== THE DATA ==

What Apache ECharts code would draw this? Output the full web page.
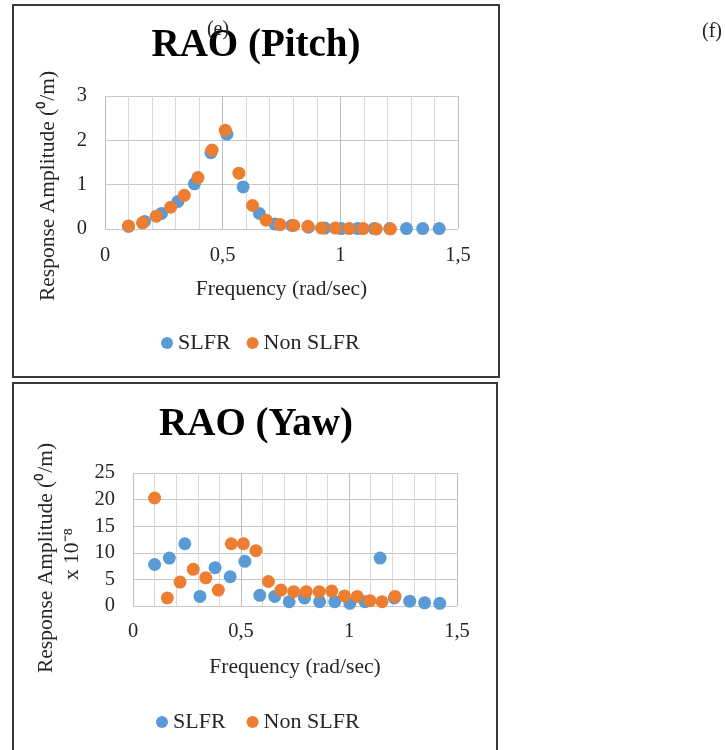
<!DOCTYPE html>
<html>
<head>
<meta charset="utf-8">
<script src="https://cdn.jsdelivr.net/npm/echarts@6/dist/echarts.min.js"></script>
<style>
html,body{margin:0;padding:0;background:#fff;}
#c{width:725px;height:750px;}
</style>
</head>
<body>
<div id="c"></div>
<script>
// Frequencies (rad/sec)
var slfrFreq = [0.10, 0.168, 0.24, 0.31, 0.38, 0.45, 0.518, 0.587, 0.656, 0.723, 0.794, 0.864, 0.934, 1.004, 1.074, 1.144, 1.21, 1.281, 1.35, 1.42];
var nonFreq  = [0.10, 0.159, 0.218, 0.279, 0.337, 0.395, 0.455, 0.511, 0.569, 0.627, 0.685, 0.744, 0.802, 0.862, 0.92, 0.979, 1.038, 1.097, 1.153, 1.213];
// Pitch RAO
var pitchSLFR = [0.06, 0.17, 0.35, 0.62, 1.02, 1.72, 2.14, 0.95, 0.35, 0.11, 0.08, 0.04, 0.02, 0.01, 0.01, 0.01, 0.01, 0.01, 0.01, 0.01];
var pitchNon  = [0.07, 0.14, 0.29, 0.49, 0.76, 1.16, 1.78, 2.23, 1.26, 0.53, 0.20, 0.10, 0.08, 0.06, 0.02, 0.02, 0.01, 0.01, 0.00, 0.00];
// Yaw RAO (x 10^-8)
var yawSLFR = [7.8, 9.0, 11.7, 1.8, 7.2, 5.5, 8.4, 2.0, 1.8, 0.8, 1.5, 0.8, 0.8, 0.5, 0.8, 9.0, 1.5, 0.9, 0.6, 0.5];
var yawNon  = [20.3, 1.5, 4.5, 6.9, 5.3, 3.0, 11.7, 11.7, 10.4, 4.6, 3.0, 2.7, 2.7, 2.7, 2.8, 1.9, 1.8, 1.0, 0.8, 1.8];
var seriesNames = ['SLFR', 'Non SLFR'];
var titles = ['RAO (Pitch)', 'RAO (Yaw)'];
var xName = 'Frequency (rad/sec)';
var yName = 'Response Amplitude (\u2070/m)';
var yawUnit = 'x 10\u207B\u2078';
var panelLabels = ['(e)', '(f)'];

function zip(xs, ys){ return xs.map(function(x,i){ return [x, ys[i]]; }); }

var FONT = '"Liberation Serif", "Times New Roman", serif';
var TXT = '#262626';
var BLUE = '#5B9BD5', ORANGE = '#ED7D31';

function xAxisCfg(gi, gap, margin){
  return {
    type:'value', gridIndex:gi, min:0, max:1.5, interval:0.5,
    name:xName, nameLocation:'middle', nameGap:gap,
    nameTextStyle:{fontFamily:FONT, fontSize:21.5, color:TXT},
    axisLine:{show:false}, axisTick:{show:false},
    axisLabel:{fontFamily:FONT, fontSize:20.5, color:TXT, margin:margin,
      formatter:function(v){ return String(v).replace('.', ','); }},
    splitLine:{show:true, lineStyle:{color:'#bfbfbf', width:1}},
    minorTick:{show:false, splitNumber:5},
    minorSplitLine:{show:true, lineStyle:{color:'#d9d9d9', width:1}}
  };
}
function yAxisCfg(gi, max, interval){
  return {
    type:'value', gridIndex:gi, min:0, max:max, interval:interval,
    axisLine:{show:false}, axisTick:{show:false},
    axisLabel:{fontFamily:FONT, fontSize:20.5, color:TXT, margin:18},
    splitLine:{show:true, lineStyle:{color:'#c8c8c8', width:1}}
  };
}
function sc(name, xi, data, color){
  return {
    type:'scatter', name:name, xAxisIndex:xi, yAxisIndex:xi,
    data:data, symbol:'circle', symbolSize:13,
    itemStyle:{color:color, opacity:1}, emphasis:{disabled:true}
  };
}
function legendCfg(left, top, gap){
  return {data:seriesNames, left:left, top:top, padding:0, icon:'circle', itemWidth:12, itemHeight:12, itemGap:gap,
    textStyle:{fontFamily:FONT, fontSize:22, color:TXT}, selectedMode:false};
}
function rotText(x, y, text){
  return {type:'text', x:x, y:y, rotation:Math.PI/2,
    style:{text:text, font:'21.5px ' + FONT, fill:TXT, align:'center', verticalAlign:'middle'}};
}

var chart = echarts.init(document.getElementById('c'), null, {renderer:'canvas'});
chart.setOption({
  animation:false,
  backgroundColor:'#fff',
  grid:[
    {left:105, top:96, width:353, height:133},
    {left:133, top:473, width:324, height:133}
  ],
  xAxis:[xAxisCfg(0, 49, 16), xAxisCfg(1, 50, 15)],
  yAxis:[yAxisCfg(0, 3, 1), yAxisCfg(1, 25, 5)],
  legend:[legendCfg(161, 332, 16), legendCfg(156, 711, 21)],
  series:[
    sc(seriesNames[0], 0, zip(slfrFreq, pitchSLFR), BLUE),
    sc(seriesNames[1], 0, zip(nonFreq, pitchNon), ORANGE),
    sc(seriesNames[0], 1, zip(slfrFreq, yawSLFR), BLUE),
    sc(seriesNames[1], 1, zip(nonFreq, yawNon), ORANGE)
  ],
  graphic:[
    {type:'rect', shape:{x:13, y:5, width:486, height:372}, style:{fill:'none', stroke:'#3a3a3a', lineWidth:2}, z:-1},
    {type:'rect', shape:{x:13, y:383, width:484, height:380}, style:{fill:'none', stroke:'#3a3a3a', lineWidth:2}, z:-1},
    {type:'text', x:256, y:46, style:{text:titles[0], font:'bold 39px ' + FONT, fill:'#000', align:'center', verticalAlign:'middle'}},
    {type:'text', x:256, y:425, style:{text:titles[1], font:'bold 39px ' + FONT, fill:'#000', align:'center', verticalAlign:'middle'}},
    {type:'text', x:218, y:30, style:{text:panelLabels[0], font:'20px ' + FONT, fill:'#222', align:'center', verticalAlign:'middle'}},
    {type:'text', x:712, y:32, style:{text:panelLabels[1], font:'20px ' + FONT, fill:'#222', align:'center', verticalAlign:'middle'}},
    rotText(48, 186, yName),
    rotText(46, 558, yName),
    rotText(72, 554, yawUnit)
  ]
});
</script>
</body>
</html>
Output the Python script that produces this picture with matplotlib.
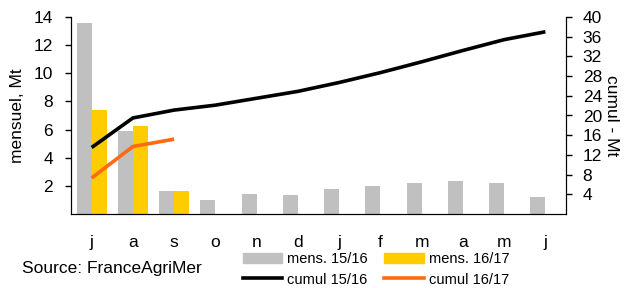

===

→ WORK INSTRUCTIONS
Write out each line of the data exactly; the images should be left out.

→ ANSWER TO THIS PROBLEM
What Apache ECharts code would draw this? Output the full web page.
<!DOCTYPE html>
<html>
<head>
<meta charset="utf-8">
<script src="https://cdn.jsdelivr.net/npm/echarts@6/dist/echarts.min.js"></script>
<style>
html,body{margin:0;padding:0;background:#fff;}
#c{width:725px;height:750px;}
</style>
</head>
<body>
<div id="c"></div>
<script>
// Frequencies (rad/sec)
var slfrFreq = [0.10, 0.168, 0.24, 0.31, 0.38, 0.45, 0.518, 0.587, 0.656, 0.723, 0.794, 0.864, 0.934, 1.004, 1.074, 1.144, 1.21, 1.281, 1.35, 1.42];
var nonFreq  = [0.10, 0.159, 0.218, 0.279, 0.337, 0.395, 0.455, 0.511, 0.569, 0.627, 0.685, 0.744, 0.802, 0.862, 0.92, 0.979, 1.038, 1.097, 1.153, 1.213];
// Pitch RAO
var pitchSLFR = [0.06, 0.17, 0.35, 0.62, 1.02, 1.72, 2.14, 0.95, 0.35, 0.11, 0.08, 0.04, 0.02, 0.01, 0.01, 0.01, 0.01, 0.01, 0.01, 0.01];
var pitchNon  = [0.07, 0.14, 0.29, 0.49, 0.76, 1.16, 1.78, 2.23, 1.26, 0.53, 0.20, 0.10, 0.08, 0.06, 0.02, 0.02, 0.01, 0.01, 0.00, 0.00];
// Yaw RAO (x 10^-8)
var yawSLFR = [7.8, 9.0, 11.7, 1.8, 7.2, 5.5, 8.4, 2.0, 1.8, 0.8, 1.5, 0.8, 0.8, 0.5, 0.8, 9.0, 1.5, 0.9, 0.6, 0.5];
var yawNon  = [20.3, 1.5, 4.5, 6.9, 5.3, 3.0, 11.7, 11.7, 10.4, 4.6, 3.0, 2.7, 2.7, 2.7, 2.8, 1.9, 1.8, 1.0, 0.8, 1.8];
var seriesNames = ['SLFR', 'Non SLFR'];
var titles = ['RAO (Pitch)', 'RAO (Yaw)'];
var xName = 'Frequency (rad/sec)';
var yName = 'Response Amplitude (\u2070/m)';
var yawUnit = 'x 10\u207B\u2078';
var panelLabels = ['(e)', '(f)'];

function zip(xs, ys){ return xs.map(function(x,i){ return [x, ys[i]]; }); }

var FONT = '"Liberation Serif", "Times New Roman", serif';
var TXT = '#262626';
var BLUE = '#5B9BD5', ORANGE = '#ED7D31';

function xAxisCfg(gi, gap, margin){
  return {
    type:'value', gridIndex:gi, min:0, max:1.5, interval:0.5,
    name:xName, nameLocation:'middle', nameGap:gap,
    nameTextStyle:{fontFamily:FONT, fontSize:21.5, color:TXT},
    axisLine:{show:false}, axisTick:{show:false},
    axisLabel:{fontFamily:FONT, fontSize:20.5, color:TXT, margin:margin,
      formatter:function(v){ return String(v).replace('.', ','); }},
    splitLine:{show:true, lineStyle:{color:'#bfbfbf', width:1}},
    minorTick:{show:false, splitNumber:5},
    minorSplitLine:{show:true, lineStyle:{color:'#d9d9d9', width:1}}
  };
}
function yAxisCfg(gi, max, interval){
  return {
    type:'value', gridIndex:gi, min:0, max:max, interval:interval,
    axisLine:{show:false}, axisTick:{show:false},
    axisLabel:{fontFamily:FONT, fontSize:20.5, color:TXT, margin:18},
    splitLine:{show:true, lineStyle:{color:'#c8c8c8', width:1}}
  };
}
function sc(name, xi, data, color){
  return {
    type:'scatter', name:name, xAxisIndex:xi, yAxisIndex:xi,
    data:data, symbol:'circle', symbolSize:13,
    itemStyle:{color:color, opacity:1}, emphasis:{disabled:true}
  };
}
function legendCfg(left, top, gap){
  return {data:seriesNames, left:left, top:top, padding:0, icon:'circle', itemWidth:12, itemHeight:12, itemGap:gap,
    textStyle:{fontFamily:FONT, fontSize:22, color:TXT}, selectedMode:false};
}
function rotText(x, y, text){
  return {type:'text', x:x, y:y, rotation:Math.PI/2,
    style:{text:text, font:'21.5px ' + FONT, fill:TXT, align:'center', verticalAlign:'middle'}};
}

var chart = echarts.init(document.getElementById('c'), null, {renderer:'canvas'});
chart.setOption({
  animation:false,
  backgroundColor:'#fff',
  grid:[
    {left:105, top:96, width:353, height:133},
    {left:133, top:473, width:324, height:133}
  ],
  xAxis:[xAxisCfg(0, 49, 16), xAxisCfg(1, 50, 15)],
  yAxis:[yAxisCfg(0, 3, 1), yAxisCfg(1, 25, 5)],
  legend:[legendCfg(161, 332, 16), legendCfg(156, 711, 21)],
  series:[
    sc(seriesNames[0], 0, zip(slfrFreq, pitchSLFR), BLUE),
    sc(seriesNames[1], 0, zip(nonFreq, pitchNon), ORANGE),
    sc(seriesNames[0], 1, zip(slfrFreq, yawSLFR), BLUE),
    sc(seriesNames[1], 1, zip(nonFreq, yawNon), ORANGE)
  ],
  graphic:[
    {type:'rect', shape:{x:13, y:5, width:486, height:372}, style:{fill:'none', stroke:'#3a3a3a', lineWidth:2}, z:-1},
    {type:'rect', shape:{x:13, y:383, width:484, height:380}, style:{fill:'none', stroke:'#3a3a3a', lineWidth:2}, z:-1},
    {type:'text', x:256, y:46, style:{text:titles[0], font:'bold 39px ' + FONT, fill:'#000', align:'center', verticalAlign:'middle'}},
    {type:'text', x:256, y:425, style:{text:titles[1], font:'bold 39px ' + FONT, fill:'#000', align:'center', verticalAlign:'middle'}},
    {type:'text', x:218, y:30, style:{text:panelLabels[0], font:'20px ' + FONT, fill:'#222', align:'center', verticalAlign:'middle'}},
    {type:'text', x:712, y:32, style:{text:panelLabels[1], font:'20px ' + FONT, fill:'#222', align:'center', verticalAlign:'middle'}},
    rotText(48, 186, yName),
    rotText(46, 558, yName),
    rotText(72, 554, yawUnit)
  ]
});
</script>
</body>
</html>
Output the Python script that produces this picture with matplotlib.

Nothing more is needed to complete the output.